Catching Up With Horse Feathers
"I’m not a kid anymore. I’m a full-fledged, grown-ass man. Period."
It is the delicate nature of Justin Ringle’s voice that creates space for the music of his music collective, Horse Feathers, whose fingerpicked guitars, building tracks and potent material has drawn comparisons to Nick Drake and Fleet Foxes.
We caught up with Ringle to discuss his latest album, the baroque-pop-filled Cynic’s New Year, which was released last month through Kill Rock Stars. Ringle brought us up to speed on the album’s themes, the set of collaborators featured on the album and Portland’s influence on his music.
Paste: The album feels more reflective than cynical. Where does the album title Cynic’s New Year come from?
Justin Ringle: Last year, when I was writing this record, was kind of a really weird year. There were a lot of changes in my personal life and in a lot of people I knew. That year felt really insecure and I was reflecting on these things in my life and coming into the songs like that. I came up with that title very early. To me, it read like a cautionary tale, it was not necessarily a place I wanted to be. A “cynic’s new year” is kind of like no day is different than the last. You’re not afraid of anything that’s going to happen but you’re not excited either, you’re just perfectly in the middle, almost like a vacuum of this attitude. I fell in that spot. I was ho-hum, in-between. It’s a place where I didn’t want it to be and in the songs I guess it counts for some of the things lyrically, just fears and different themes regarding that kind of idea. It sounds a little harsher than the record sounds in a way.
Paste: I would agree. There are themes of reflection. In “Where I’ll Be” the lyric rings, “it’s not a lack of will but a lack of time,” it appears mortality is really observed throughout the album. Are you speaking from a personal fear of death or is it a sort of musing on life?
Ringle: I’ve been touring and putting out records now for what seems like a pretty good amount of time. I’ve been doing this a while. The last record I toured quite a bit, more than I had before, and during it I came to this realization that when it all stopped, I was not in my twenties anymore. I’m not a kid anymore. I’m a full-fledged, grown-ass man. Period.

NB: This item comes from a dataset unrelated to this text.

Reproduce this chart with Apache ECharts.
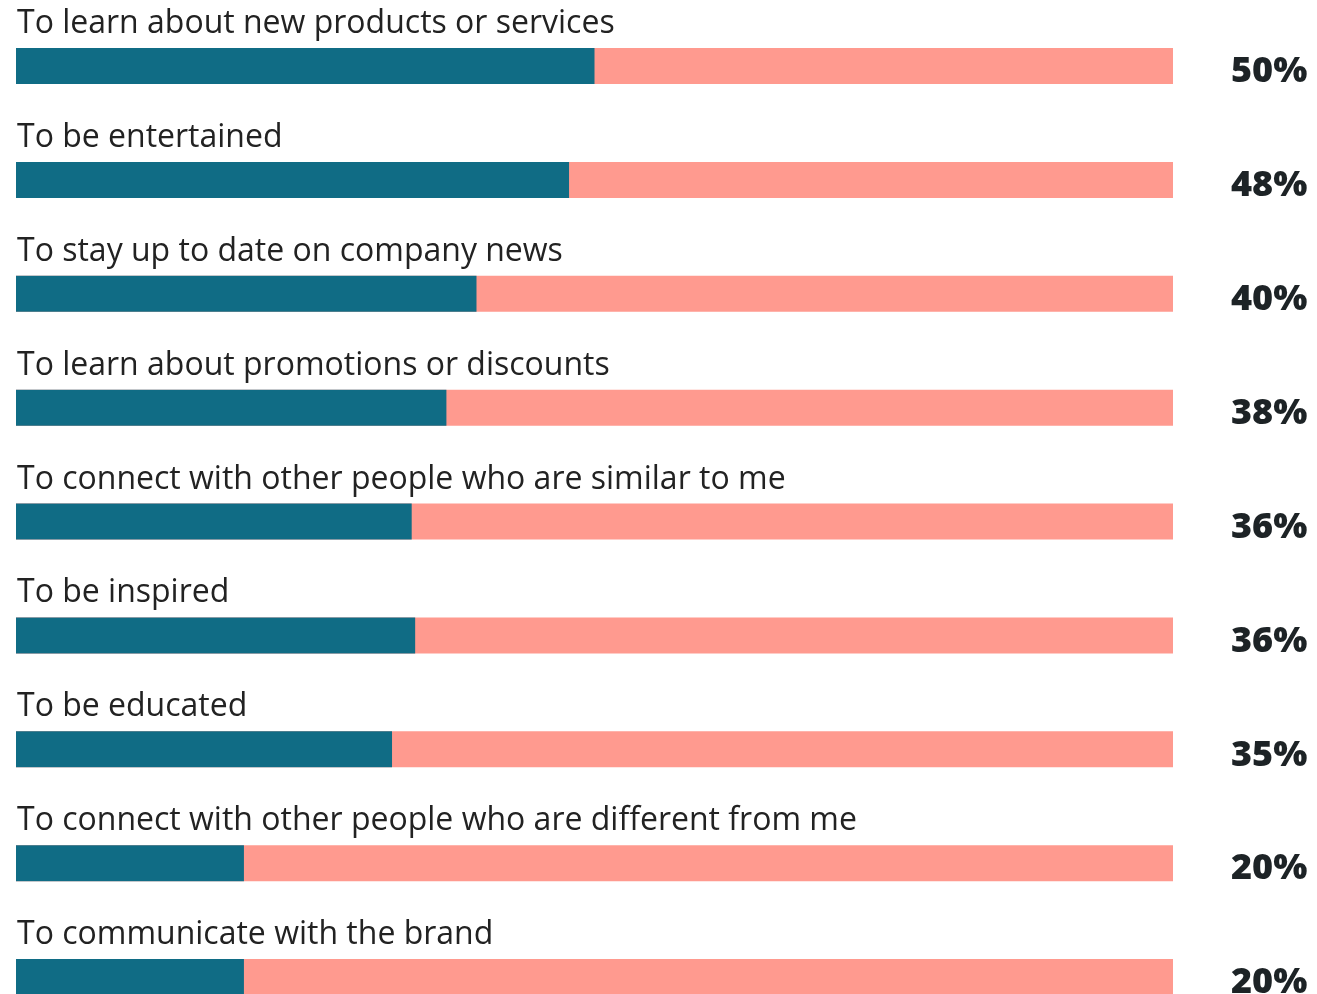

There are no illusions about this being some childhood fantasy or anything of that nature. This is happening right now. I think it’s something for a lot of people that when you cross that line in the sand it’s like, “wow, I’m not an immortal 25-year-old anymore.” When I get hung over, I get hung over for two days. It makes you feel like this is a little more fragile than I previously thought. In some ways, it changed my reflection. It made me feel like there wasn’t a lot of permanence to things anymore. There is nothing you can do about getting older. It’s just the natural consequence of the whole thing. That kind of perspective is what informed these ideas. I wanted to share a little bit more in the music than I had before in a couple records. I felt like I needed to express myself more in the music for nothing else but for myself. If people like that and they enjoy it, then that’s great.
Paste: “Bird on a Leash” has that feeling to it. Where did the lyrics for that come from?
Ringle: Funnily enough, that’s the one that felt a little more like an extrapolation and a combination of several people I’ve known. I just combined them into one thing in “Bird On A Leash.” It came from a few different observations and I’ve acquired from five young women I know. In that particular tune there is this idea of a bizarre domestic situation and just being held back from being fully functional people. For some reason or another, I’m attracted to that.
Paste: Your lyrics are so poetically changed. In the past you’ve attributed Flannery O’Connor, Cormac McCarthy and James Wright. Who else have you found inspiration from?
Ringle: For this record, I wasn’t as into the O’Connor and McCarthy as I was in previous albums, but I always like the richness and the language they use and the writing style. I love that gothic element of things where it’s almost like creating some kind of mood with language that is supernatural. It’s beyond real and that’s always interested me.